LMAX Group, a regulated financial services firm with deep roots in institutional FX trading, has introduced a collateral framework that treats digital assets as settlement currency for multiple asset classes. The platform permits institutional clients to deposit cryptocurrency and tokenized holdings into third-party custody arrangements, then leverage those positions as backing for trading operations across foreign exchange, precious metals, contract-for-difference instruments, perpetual derivatives, and native blockchain markets.
This development represents a meaningful evolution in how legacy financial infrastructure absorbs digital asset infrastructure. Rather than operating in silos, LMAX's approach acknowledges that institutional participants increasingly maintain crypto reserves alongside traditional holdings and require operational flexibility to deploy capital across both ecosystems without forced liquidation or multiple collateral pledging arrangements. The custody layer remains separate—a critical distinction for risk management—while the trading and margining engine recognizes digital assets as fungible collateral. This mirrors how traditional prime brokers have long accepted various equity holdings and bonds as interchangeable margin fuel, but now extends that principle across the crypto-traditional divide.
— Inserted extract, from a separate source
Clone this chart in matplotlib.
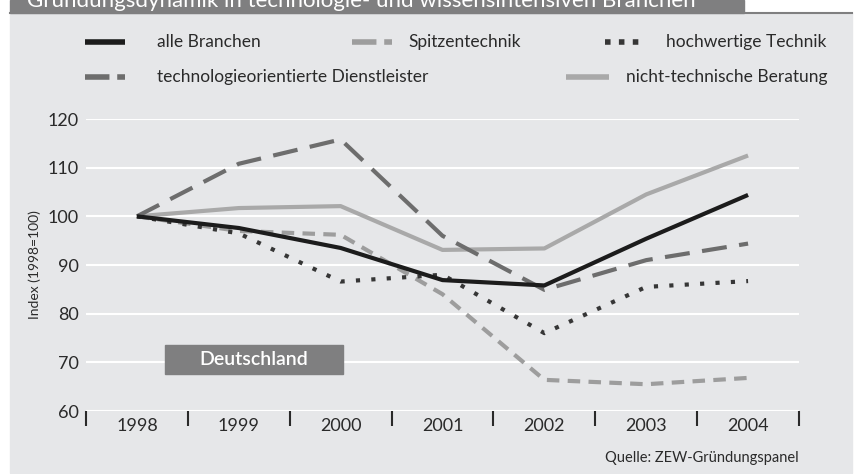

The regulatory environment has gradually shifted to enable such integrations. Licensed venues like LMAX operate under frameworks that permit them to offer multi-asset services provided custody arrangements meet defined standards and segregation protocols are maintained. Digital asset holdings occupy a more defined legal territory now than even three years ago, particularly when held by established custodians. For institutions managing treasury operations with emerging-market exposure or crypto revenue streams, the ability to collateralize FX positions with Bitcoin or Ethereum holdings eliminates operational friction and reduces the cash drag that typically accompanies strict asset-class siloing.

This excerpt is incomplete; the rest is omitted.